Mary Cassatt, The Visitor, c. 1881,
softground etching, drypoint, aquatint, etching, and fabric texture,
Sterling and Francine Clark Art Institute, Williamstown, Massachusetts. Image © Sterling and Francine Clark Art Institute, Williamstown, Massachusetts, USA (photo by Michael Agee)

Degas and Cassatt collected each other’s art, occasionally even making direct exchanges of works they particularly admired. Degas amassed nearly one hundred works by Cassatt, more than by any other contemporary artist. Her prints constituted the bulk of his collection. Degas clearly admired not only the prints themselves but also the process through which they were created, as evidenced by his possession of multiple states of the same print. Cassatt’s etching The Visitor is a prime example. In addition to the preparatory drawing, the catalog of Degas’s estate sale lists a “unique series of thirteen states” of this print. Cassatt may have sent impressions to Degas to keep him up to date on her progress as she was revising the image on the copperplate.

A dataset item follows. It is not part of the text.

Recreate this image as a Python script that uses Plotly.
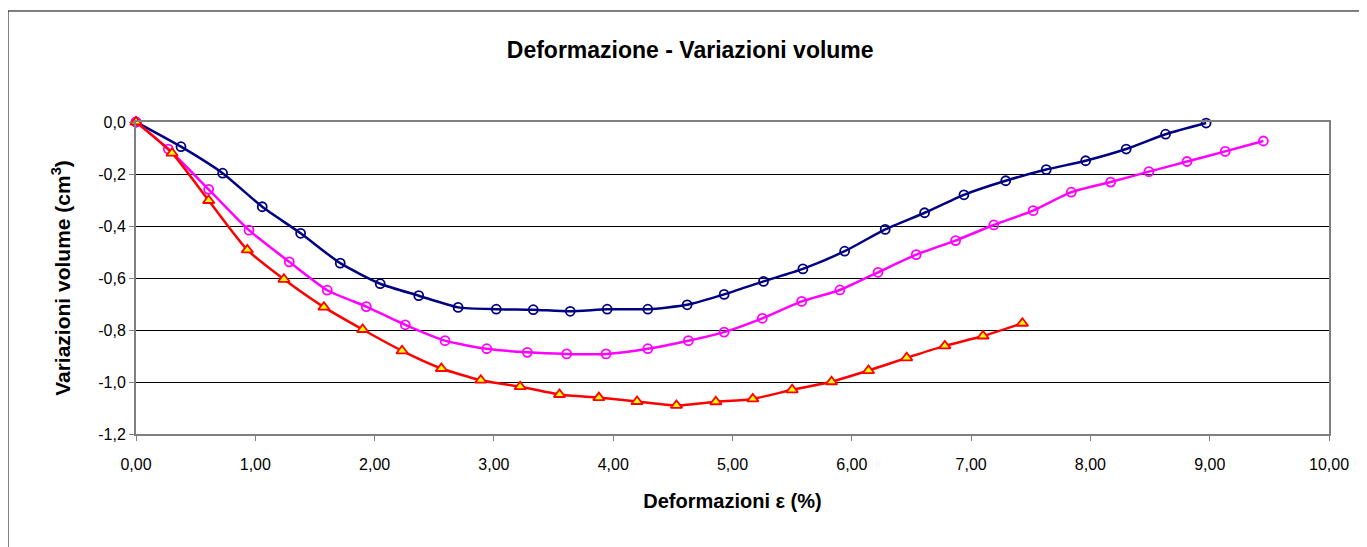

In contrast to the acquisitive Degas, Cassatt was quite modest in her own collecting habits. She preferred to act as a liaison between her fellow impressionists (Degas in particular) and wealthy American collectors of her acquaintance. She owned only a few works by impressionist artists, but here Degas held a special place, represented by a half-dozen works. Unlike Degas, Cassatt did not retain her personal collection until her death. Late in life she discreetly sold the works she had accumulated, including those by Degas, carefully placing most of them with American collectors she knew and trusted.